>> start
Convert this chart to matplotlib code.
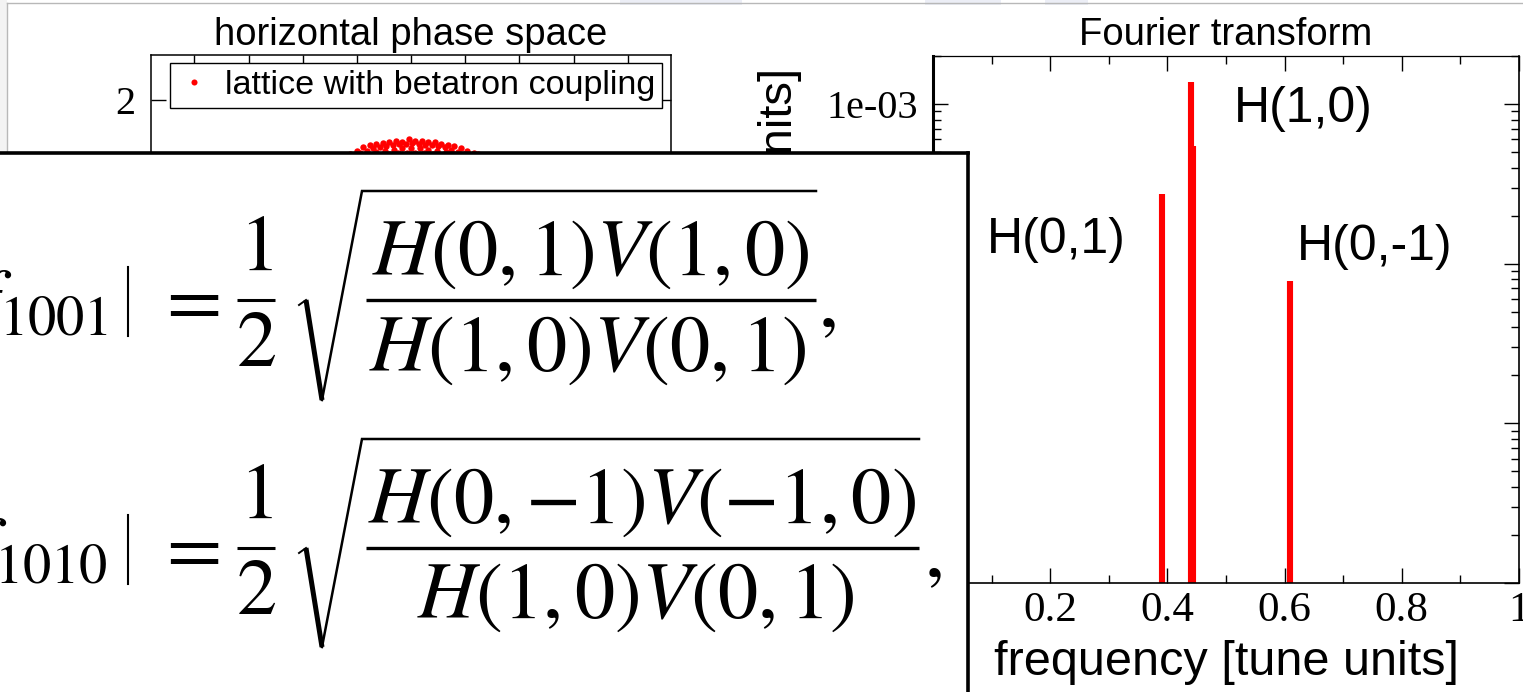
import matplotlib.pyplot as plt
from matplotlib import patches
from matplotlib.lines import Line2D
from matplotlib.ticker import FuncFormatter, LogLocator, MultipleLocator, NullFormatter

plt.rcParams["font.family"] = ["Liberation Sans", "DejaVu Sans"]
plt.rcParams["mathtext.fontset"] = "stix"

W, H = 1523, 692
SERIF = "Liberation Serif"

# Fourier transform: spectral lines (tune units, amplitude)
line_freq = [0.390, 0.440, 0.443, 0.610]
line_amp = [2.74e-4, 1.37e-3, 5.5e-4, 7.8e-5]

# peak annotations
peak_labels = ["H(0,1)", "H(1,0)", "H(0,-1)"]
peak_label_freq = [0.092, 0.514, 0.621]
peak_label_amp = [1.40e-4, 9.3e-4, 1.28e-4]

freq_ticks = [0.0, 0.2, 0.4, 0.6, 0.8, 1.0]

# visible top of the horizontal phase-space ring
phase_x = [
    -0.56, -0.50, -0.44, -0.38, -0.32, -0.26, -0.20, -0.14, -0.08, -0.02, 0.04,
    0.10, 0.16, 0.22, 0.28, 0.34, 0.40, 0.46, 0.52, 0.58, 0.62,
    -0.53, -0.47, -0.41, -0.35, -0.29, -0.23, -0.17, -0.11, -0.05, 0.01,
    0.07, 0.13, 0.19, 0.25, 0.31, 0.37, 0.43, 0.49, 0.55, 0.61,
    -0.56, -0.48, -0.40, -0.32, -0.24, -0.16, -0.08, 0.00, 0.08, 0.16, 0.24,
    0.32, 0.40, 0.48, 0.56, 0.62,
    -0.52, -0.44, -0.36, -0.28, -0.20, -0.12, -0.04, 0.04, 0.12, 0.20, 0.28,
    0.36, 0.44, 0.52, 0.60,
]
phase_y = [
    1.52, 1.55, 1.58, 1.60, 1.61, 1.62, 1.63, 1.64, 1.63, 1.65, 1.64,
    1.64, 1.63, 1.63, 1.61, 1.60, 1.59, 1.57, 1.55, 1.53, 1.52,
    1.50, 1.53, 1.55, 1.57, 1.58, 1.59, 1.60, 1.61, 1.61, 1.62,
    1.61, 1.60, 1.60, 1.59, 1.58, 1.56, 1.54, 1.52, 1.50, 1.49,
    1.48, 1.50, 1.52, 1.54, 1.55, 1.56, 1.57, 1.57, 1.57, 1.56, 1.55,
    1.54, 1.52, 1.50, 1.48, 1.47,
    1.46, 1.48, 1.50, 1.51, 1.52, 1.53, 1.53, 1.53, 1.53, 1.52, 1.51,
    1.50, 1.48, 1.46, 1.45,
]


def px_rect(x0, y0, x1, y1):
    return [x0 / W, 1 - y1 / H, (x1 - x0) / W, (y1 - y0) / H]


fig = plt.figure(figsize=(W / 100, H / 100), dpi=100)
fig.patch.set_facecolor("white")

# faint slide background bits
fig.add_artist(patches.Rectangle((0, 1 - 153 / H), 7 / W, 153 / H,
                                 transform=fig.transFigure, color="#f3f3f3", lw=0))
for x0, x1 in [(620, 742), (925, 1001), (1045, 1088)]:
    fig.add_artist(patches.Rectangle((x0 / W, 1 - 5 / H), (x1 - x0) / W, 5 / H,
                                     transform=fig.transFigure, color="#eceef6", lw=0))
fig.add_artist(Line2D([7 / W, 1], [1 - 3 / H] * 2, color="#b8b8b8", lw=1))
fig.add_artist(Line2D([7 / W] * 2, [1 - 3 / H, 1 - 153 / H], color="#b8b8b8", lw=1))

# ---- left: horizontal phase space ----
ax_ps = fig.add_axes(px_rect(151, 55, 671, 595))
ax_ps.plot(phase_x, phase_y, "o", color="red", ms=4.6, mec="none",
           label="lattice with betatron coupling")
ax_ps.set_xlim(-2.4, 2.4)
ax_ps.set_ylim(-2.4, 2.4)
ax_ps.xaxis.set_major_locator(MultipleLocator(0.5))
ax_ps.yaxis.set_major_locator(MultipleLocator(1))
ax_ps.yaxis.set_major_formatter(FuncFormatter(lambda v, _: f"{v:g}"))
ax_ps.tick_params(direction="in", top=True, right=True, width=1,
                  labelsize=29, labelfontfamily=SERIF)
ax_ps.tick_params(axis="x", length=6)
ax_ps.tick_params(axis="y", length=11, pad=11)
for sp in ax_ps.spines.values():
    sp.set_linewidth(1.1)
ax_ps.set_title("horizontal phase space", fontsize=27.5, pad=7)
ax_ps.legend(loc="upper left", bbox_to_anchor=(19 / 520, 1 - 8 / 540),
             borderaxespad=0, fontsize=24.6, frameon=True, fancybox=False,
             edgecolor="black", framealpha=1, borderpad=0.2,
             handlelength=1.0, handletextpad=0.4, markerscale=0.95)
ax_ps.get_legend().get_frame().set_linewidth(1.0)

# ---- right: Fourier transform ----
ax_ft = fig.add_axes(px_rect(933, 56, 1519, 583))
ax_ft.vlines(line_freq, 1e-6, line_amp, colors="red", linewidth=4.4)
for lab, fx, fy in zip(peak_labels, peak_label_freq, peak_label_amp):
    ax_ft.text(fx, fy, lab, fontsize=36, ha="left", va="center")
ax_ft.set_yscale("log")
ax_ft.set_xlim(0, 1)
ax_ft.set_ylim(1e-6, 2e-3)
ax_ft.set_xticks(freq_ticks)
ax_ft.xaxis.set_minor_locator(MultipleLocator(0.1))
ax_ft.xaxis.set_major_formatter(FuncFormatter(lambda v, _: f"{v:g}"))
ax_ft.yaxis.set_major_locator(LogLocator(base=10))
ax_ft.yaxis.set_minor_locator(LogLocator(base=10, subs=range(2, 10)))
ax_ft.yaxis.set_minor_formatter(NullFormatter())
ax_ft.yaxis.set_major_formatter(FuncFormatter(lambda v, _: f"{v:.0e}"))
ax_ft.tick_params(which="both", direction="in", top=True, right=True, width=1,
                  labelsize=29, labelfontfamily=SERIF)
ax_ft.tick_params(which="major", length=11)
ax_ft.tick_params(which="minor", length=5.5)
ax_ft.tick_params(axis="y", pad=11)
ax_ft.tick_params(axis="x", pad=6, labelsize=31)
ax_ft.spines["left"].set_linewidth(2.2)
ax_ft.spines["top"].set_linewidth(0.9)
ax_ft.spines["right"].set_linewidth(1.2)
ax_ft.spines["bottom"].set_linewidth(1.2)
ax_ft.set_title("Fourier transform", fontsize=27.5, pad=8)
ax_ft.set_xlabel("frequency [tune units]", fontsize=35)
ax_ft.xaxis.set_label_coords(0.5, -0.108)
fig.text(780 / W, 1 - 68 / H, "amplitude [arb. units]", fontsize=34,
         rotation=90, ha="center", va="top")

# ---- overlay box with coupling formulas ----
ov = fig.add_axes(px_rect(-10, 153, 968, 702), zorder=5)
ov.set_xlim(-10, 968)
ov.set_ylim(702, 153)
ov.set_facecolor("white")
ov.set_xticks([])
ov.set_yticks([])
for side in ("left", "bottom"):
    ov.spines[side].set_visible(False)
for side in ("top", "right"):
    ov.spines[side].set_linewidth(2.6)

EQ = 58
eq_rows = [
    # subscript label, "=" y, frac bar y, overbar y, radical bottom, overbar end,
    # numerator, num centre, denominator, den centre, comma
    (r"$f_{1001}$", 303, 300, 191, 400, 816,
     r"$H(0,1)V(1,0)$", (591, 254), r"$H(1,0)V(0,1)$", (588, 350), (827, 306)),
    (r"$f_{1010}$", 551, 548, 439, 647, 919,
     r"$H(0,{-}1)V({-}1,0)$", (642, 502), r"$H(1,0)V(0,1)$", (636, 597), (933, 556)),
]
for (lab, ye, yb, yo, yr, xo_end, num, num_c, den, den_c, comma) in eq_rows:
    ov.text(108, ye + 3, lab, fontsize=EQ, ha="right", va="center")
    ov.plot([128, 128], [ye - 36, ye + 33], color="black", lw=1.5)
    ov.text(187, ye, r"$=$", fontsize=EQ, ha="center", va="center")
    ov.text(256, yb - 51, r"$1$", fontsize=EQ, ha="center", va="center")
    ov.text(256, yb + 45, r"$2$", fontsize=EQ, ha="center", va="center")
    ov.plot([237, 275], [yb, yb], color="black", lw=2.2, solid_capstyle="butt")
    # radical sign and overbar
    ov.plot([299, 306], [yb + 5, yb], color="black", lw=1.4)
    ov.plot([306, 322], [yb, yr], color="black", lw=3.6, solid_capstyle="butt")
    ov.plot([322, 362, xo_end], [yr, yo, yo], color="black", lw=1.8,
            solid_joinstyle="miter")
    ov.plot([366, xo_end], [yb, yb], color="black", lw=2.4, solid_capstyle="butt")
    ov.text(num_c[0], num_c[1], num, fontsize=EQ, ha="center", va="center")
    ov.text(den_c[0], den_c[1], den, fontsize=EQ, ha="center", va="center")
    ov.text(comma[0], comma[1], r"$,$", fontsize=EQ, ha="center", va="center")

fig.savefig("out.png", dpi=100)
>> end
■ **Required work**
Begin at the first line of the material and copy each line exactly through the one containing "freq_ticks = [0.0, 0.2, 0.4, 0.6, 0.8, 1.0]". Omit pictures.

■ **Correct result**
Convert this chart to matplotlib code.
import matplotlib.pyplot as plt
from matplotlib import patches
from matplotlib.lines import Line2D
from matplotlib.ticker import FuncFormatter, LogLocator, MultipleLocator, NullFormatter

plt.rcParams["font.family"] = ["Liberation Sans", "DejaVu Sans"]
plt.rcParams["mathtext.fontset"] = "stix"

W, H = 1523, 692
SERIF = "Liberation Serif"

# Fourier transform: spectral lines (tune units, amplitude)
line_freq = [0.390, 0.440, 0.443, 0.610]
line_amp = [2.74e-4, 1.37e-3, 5.5e-4, 7.8e-5]

# peak annotations
peak_labels = ["H(0,1)", "H(1,0)", "H(0,-1)"]
peak_label_freq = [0.092, 0.514, 0.621]
peak_label_amp = [1.40e-4, 9.3e-4, 1.28e-4]

freq_ticks = [0.0, 0.2, 0.4, 0.6, 0.8, 1.0]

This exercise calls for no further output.